When is it that we quit fighting with spirit and accept the
flow of things? I have always wanted to return to Africa
to live amongst its people sharing and learning about their existence. For as
long as I can remember I have had a romance with Africa ,
is it the desire for the unknown, a longing to return to the birth place of
humanity, a wish to live the simple life, to learn to survive. One of the main
reasons I came to Africa was to learn how to survive as
that is what life is here, as my mother said to me the other day, this is a
young soul country, a country where people are born to learn to survive and
make the most of what is available to them. But it is not the kind of survival
I envisioned. It is not the way of the hunter gatherer who lives in connection
with the land. It is a twisted version of survival, trying to survive in a
world that is not your own, a world that you have learned about through
foreigners, colonialists, tv and advertising. It is a new form of colonialism
that we are all subject to, that permeates everything that happens here. But I
do not believe this is the answer. We must find a new way to live a very old
existence before humans began to think that we are the end all and be all that
this is all ours and we can do with it as we please. So where does an old soul
like me fit into all of this. No one can be saved as many volunteers and
missionaries come here to try to do, but of their own volition people can find
the right connections, teachers, guides to live their paths and learn their
lessons for this life time. I feel that somewhere in this I have a role to
play, but I do not yet know what that is.

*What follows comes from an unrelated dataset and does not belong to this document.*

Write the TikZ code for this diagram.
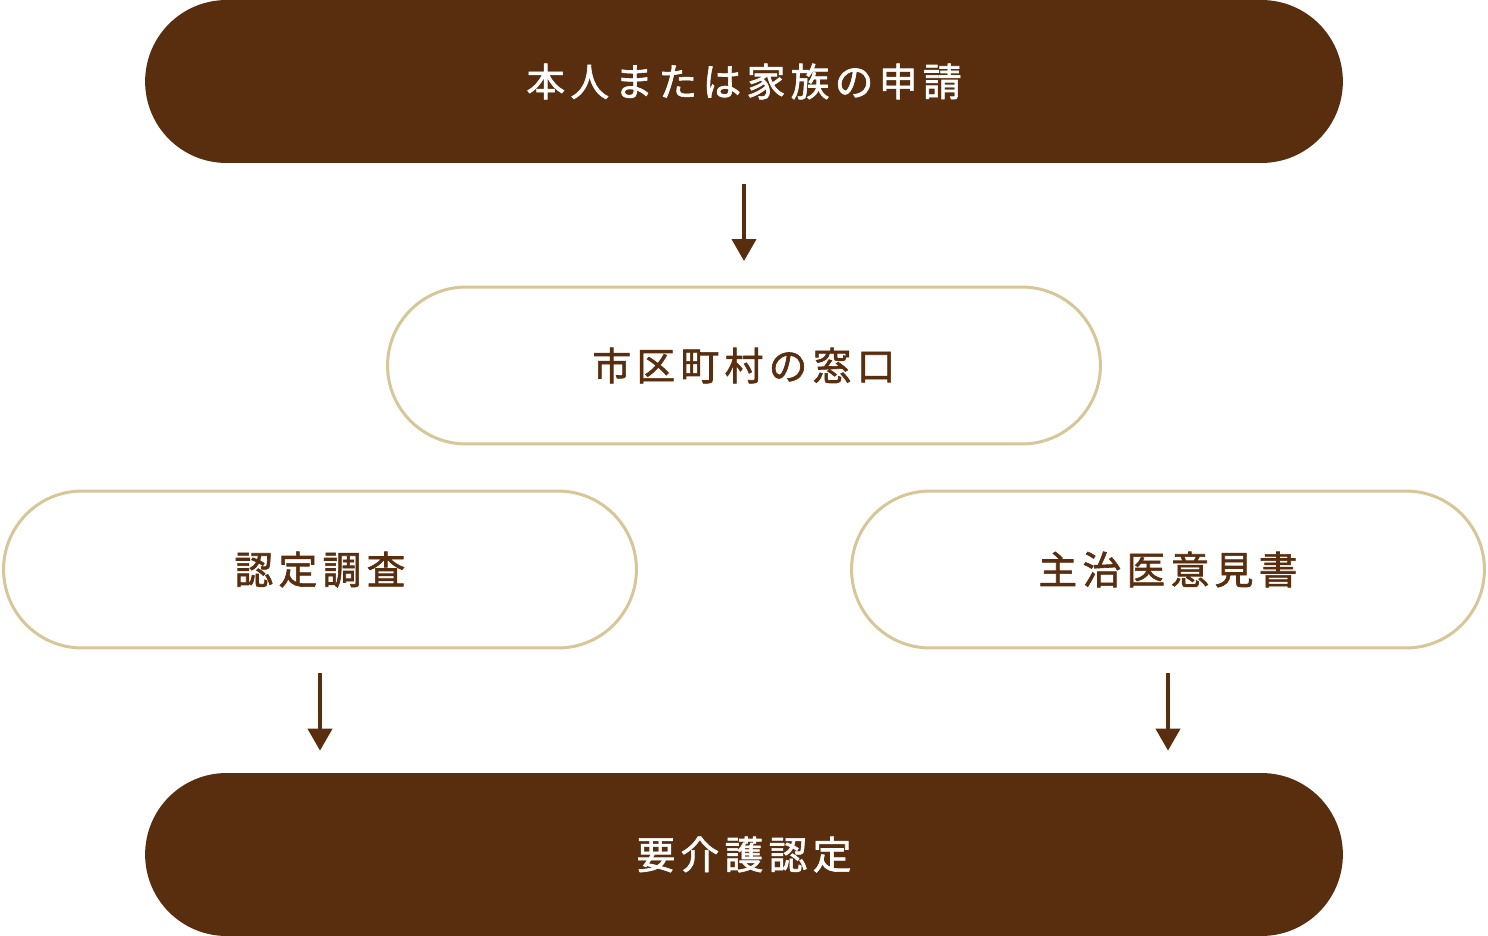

As an incredibly sensitive soul I find the daily existence
here overwhelming. People’s emotions are visible everywhere, the daily struggle
to find money and feed their children is ever present as is the following of a
path that is not of the people here. Though it is different than the struggles
we have in the West it is the same. I thought it would some how be different
but I was wrong. At present is people do happen to make it beyond this basic
struggle to survive in a made up system they will not look back though they are
no more satisfied with life and they will build great walls around their family
to protect this illusion of survival. I
do not wish to live behind brick walls so I can feel safe, but I must also be
aware that I am exhausted mentally and physically. I must listen to my body
which after being continually sick and unable to go out for more than a few
hours is sending me some very clear signs. I wish to admit that I am not yet
prepared to protect myself from being swallowed whole by the attempts of people
to find a way to survive here. In these turbulent times it is so much more
challenging and I know as I said on my last post we must be open to changing
our plans and being flexible.
I have asked Spirit for guidance. I do not wish to save
these people. I wish to help empower those who are prepared to evolve but
without pushing some sort of religious view and/or trying to take the resources
that exist here. I wish to hold them all in compassion including myself. I
remember when I read the book Ishmael it particularly resonated with me when
Ishmael spoke of the natural order of things. It is natural for a famine to
occur and many to die this has happened since the dawning of time and
interfering with it only causes greater hunger, more famines and over
population of any already over populate earth. I know I want to help the earth
and live an existence that supports her and all of her children. This journey
has been a powerful learning experience as always.